– Мужики, вы помогите, пожалуйста, мое добро собрать, засуньте обратно… Я хочу еще немного пожить, а без требухи, понимаете, это не очень получится. Не поленитесь, мужики, не побрезгуйте… А?
По губам у него текла кровь, скатывалась на шею, телогрейка была располосована, среди намокших кровью, слежавшихся пластов ваты что-то билось, трепыхало, а что именно это было, бойцы – жители деревенские – особо и не понимали.
Кишки раненому собрали, запихнули в живот – в медсанбате врачи разберутся, рассортируют, что годится, а что нет, и поставят бойца на ноги, живот прикрыли, чтобы парень не видел его, не расстраивался, но через десять минут красноармейца не стало.
Лицо его обмякло, посветлело, губы задрожали обиженно – ведь грех умирать в таком возрасте, ему еще и девятнадцати лет не было, голова откинулась в сторону. Из-под век выкатились две крупные светлые слезы.
В общем, попробовали немцы сколупнуть с высотки роту Бекетова, да не сколупнули…
Через пару дней беда накрыла и пулеметный расчет Куликова – на упрямо сопротивляющуюся высоту налетело полтора десятка бомбардировщиков «дорнье». Двухмоторные, с короткими хвостами, тяжело просевшие в воздухе, они под самую завязку были набиты бомбами. Двигатели их ревели надсаженно, дымили в воздухе, будто танки на бензиновом ходу, заправленные некачественным горючим, – страх, а не самолеты.
Блинов вывернул голову, пригляделся и сплюнул прямо на бруствер:
– Зениточку бы сюда, от вас бы тогда только одна копоть и осталась бы… Разжужжались тут! Тьфу!
Лучше бы Коля не произносил слов насчет зениток и копоти, все наши высказывания часто накладываются на вещую основу, обязательно отзываются и имеют продолжение, вот ведь как.
Немцы сделали всего два захода на наши позиции, один прикидочный, а за ним второй, уже точный, с учетом поправок, внесенных в карту после первого захода, и открыли бомбовые люки.
Одна из бомб «дорнье» всадилась в бруствер в нескольких метрах от пулеметного гнезда, взбила высокий столб грязи, «максим» подняла в воздух, как обычную деревяшку, и отбросила метров на пятнадцать в глубину нашей территории, за спины бойцов… Вот неумолимая сила!

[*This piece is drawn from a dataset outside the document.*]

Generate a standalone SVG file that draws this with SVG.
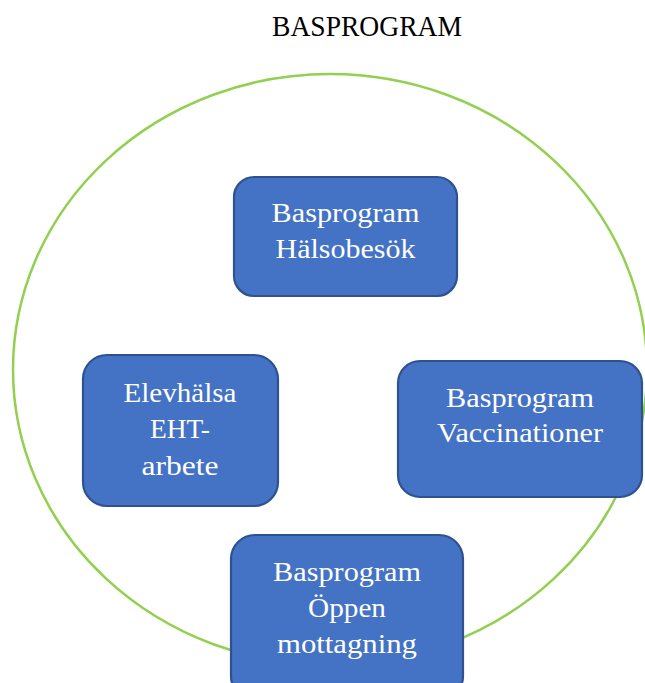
<svg xmlns="http://www.w3.org/2000/svg" width="645" height="683" viewBox="0 0 645 683">
<style>
.node rect{fill:#4472C4;stroke:#2F528F;stroke-width:2.2}
.node text{fill:#FFFFFF;font-family:"Liberation Serif","Times New Roman",serif;font-size:27px;text-anchor:middle}
.title{fill:#000000;font-family:"Liberation Serif","Times New Roman",serif;font-size:30px;text-anchor:middle}
.ring{fill:none;stroke:#92D050;stroke-width:2.5}
</style>
<rect width="645" height="683" fill="#FFFFFF"/>
<text class="title" x="367" y="36" textLength="190" lengthAdjust="spacingAndGlyphs">BASPROGRAM</text>
<g id="connectors">
<ellipse class="ring" cx="330" cy="369.5" rx="317" ry="295.5"/>
</g>
<g id="halsobesok" class="node">
<rect x="234" y="177" width="223" height="119" rx="20"/>
<text x="345.5" y="222" textLength="148" lengthAdjust="spacingAndGlyphs">Basprogram</text>
<text x="345.5" y="258" textLength="140" lengthAdjust="spacingAndGlyphs">Hälsobesök</text>
</g>
<g id="elevhalsa" class="node">
<rect x="83" y="355" width="195" height="151" rx="24"/>
<text x="180" y="402" textLength="113" lengthAdjust="spacingAndGlyphs">Elevhälsa</text>
<text x="180" y="438" textLength="60" lengthAdjust="spacingAndGlyphs">EHT-</text>
<text x="180" y="475" textLength="77" lengthAdjust="spacingAndGlyphs">arbete</text>
</g>
<g id="vaccinationer" class="node">
<rect x="398" y="361" width="244" height="136" rx="22"/>
<text x="520" y="407" textLength="148" lengthAdjust="spacingAndGlyphs">Basprogram</text>
<text x="520" y="442" textLength="166" lengthAdjust="spacingAndGlyphs">Vaccinationer</text>
</g>
<g id="oppen" class="node">
<rect x="231" y="535" width="232" height="165" rx="24"/>
<text x="347" y="581" textLength="148" lengthAdjust="spacingAndGlyphs">Basprogram</text>
<text x="347" y="617" textLength="78" lengthAdjust="spacingAndGlyphs">Öppen</text>
<text x="347" y="653" textLength="140" lengthAdjust="spacingAndGlyphs">mottagning</text>
</g>
</svg>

Куликова бомба оглушила, тем и ограничилась, а вот Коле Блинову не повезло, очень не повезло – осколок, острый, как лезвие косы, всадился ему в лицо и срезал половину головы. Черепушка унеслась в пространство так далеко, что трое солдат из пополнения, прибывшего в роту Бекетова, искали эту важную часть Колиного естества целых два часа… Бесполезно.
Явились новобранцы к Бекетову, показали, что им удалось найти, в том числе и шапку второго номера с погнутой звездочкой, покрытой треснувшей эмалью, – Куликов подтвердил, что это Колина шапка, – а вот черепушки и след простыл. Закинуло ее, наверное, куда-нибудь в город Ржев или в Калинин, либо вообще в Подмосковье, в Истру или в Снегири, где, как знал Куликов, находился большой госпиталь. Он там лежал после ранения.
Шапку эту нахлобучили поглубже на остатки Колиной головы, так, что был виден только небритый костлявый подбородок, черный от засохшей крови, тело отнесли на небольшой погост, возникший на ротных задворках, в удобной тихой низине за окопами, где уже лежало два десятка человек, и опустили на землю около могилы.
Оглушенный Куликов мало чего соображал – не мог вытряхнуть из ушей пронзительный свиристящий звон, прочно ввинтившийся в голову, поэтому могилу пришлось запечатывать все тем же новобранцам. Поисковики эти начали осваивать фронтовую жизнь не с той стороны, с какой надо, могильное дело можно было познавать и в последнюю очередь, но получилось то, что получилось.